In other words, the deal prevents CSU from telling the truth about its coach.
This to protect a man whom the university established in an investigation four years ago would tell assistant coaches to “shut the f--- up” and call players “f-----g c--ts,” a man whose anger would propel him into throwing unopened soda cans, kicking basketballs, and punching and smashing dry erase boards.
This same fellow, despite his formal contrition and pledges to reform, could betray unvarnished contempt for those concerned about his behavior. In a letter dated March 5, 2014, then- athletic director Jack Graham reminded him, “You acknowledged that you made a gesture simulating masturbation when entering the conference room after leaving a meeting in my office … .”
Graham recommended Eustachy be fired and has been vindicated by subsequent events.

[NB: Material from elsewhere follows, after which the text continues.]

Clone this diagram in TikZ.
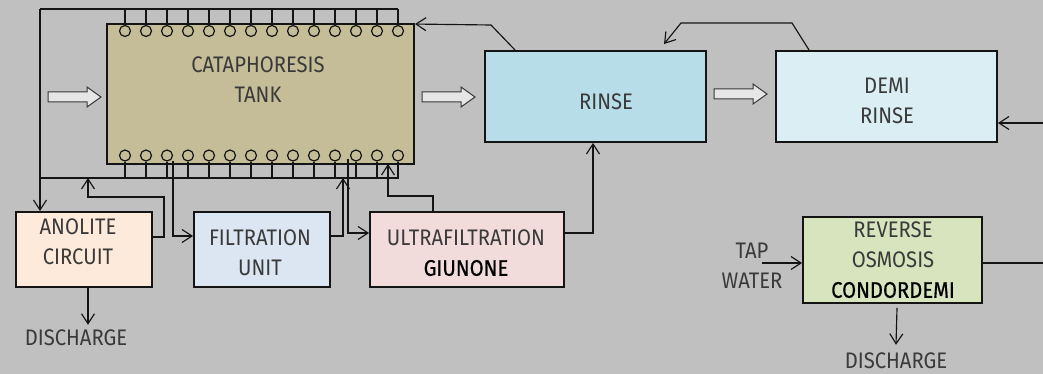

The incident triggering Eustachy’s final downfall pivoted, predictably, on outsized rage, namely a “profanity-filled verbal attack at a player during a timeout in a Jan. 17 home game against Air Force” that provoked complaints, according to The Coloradoan. That incident alone — and there were reportedly others behind the scenes — should have been enough for the school to terminate him for cause. After all, he’d been explicitly warned that he must “represent the university in a positive and professional manner” and to “handle conflict and adversity in a manner that maintains the respect and dignity of the individual(s) involved.”
Eustachy was an embarrassment, and yet athletic director Joe Parker expressed gratitude for the coach’s efforts as he was being forced to resign. This is the same department that a year ago insisted, “We stand behind, and are proud of, the environment our athletic department and Coach Eustachy have since created” — since 2014, that is — “for our student-athletes.” Misleading the public over its basketball program had become a habit for CSU.
But the saga points to a larger problem that Coloradoan sports editor Miles Blumhardt touched upon in a recent commentary: Fear and intimidation in a program even as abusive as Eustachy’s is such that those who know what happened largely keep quiet to protect their careers. No doubt that is why a top college athletic official in this state once told me that tyrannical behavior by some football and basketball coaches was one of the most serious unacknowledged issues he had witnessed across college sports.
There are some who would portray Eustachy’s downfall as a tale of old-school coaching values clashing with modern sensibilities. And while it is no doubt true that coaches in the past were more likely to berate and belittle those around them, the idea that this was the prevailing norm is not credible. The line between coaching and cruelty was not discovered in the past 25 years. At my high school in the 1960s, for example, the lone coach prone to crude bullying was widely considered a jerk by many athletes — in part because he was such an outlier.
Yes, a few of Eustachy’s players have defended him. So what? Others in and around the program were clearly appalled by his conduct. Every raging coach, from Indiana Universi- ty’s Bob Knight to Rutgers’ Mike Rice, has had his defenders.
Whistleblowers who document verbal abuse in college athletics should be honored, not blackballed. But why should they believe they will escape unscathed when universities refuse to suppress even the most embarrassing public outbursts of rage by their highestpaid employees? Coaches should be free to bellow at players and game officials — of course — and to be ruthlessly honest in their language. But the sort of tantrums that are particularly prevalent in college football are a disgrace.
Last year, for example, CU football Coach Mike Macintyre — a good guy by most accounts who appears to treat those around him with respect — unleashed a tirade that stunned even the ESPN sideline reporter, a former NFL player.
“Guys, I don’t know if I’ve ever seen anything quite like this,” the analyst said. “Coach Macintyre has been berating the back judge really for the last five minutes. He’s not even focused on the game right now. All of his attention is on yelling at the back judge. He’s got to find a way to get his head back in this game.”
And that by no means was the first lengthy tantrum by Macintyre in recent years. CU administrators should lay down the law. Uncontrolled rage is not an option for the middle-aged coach of a multimillion-dollar enterprise.
In what other profession, after all, are people free to act like lunatics when things don’t go their way? It’s high time for college athletics to clean up its act.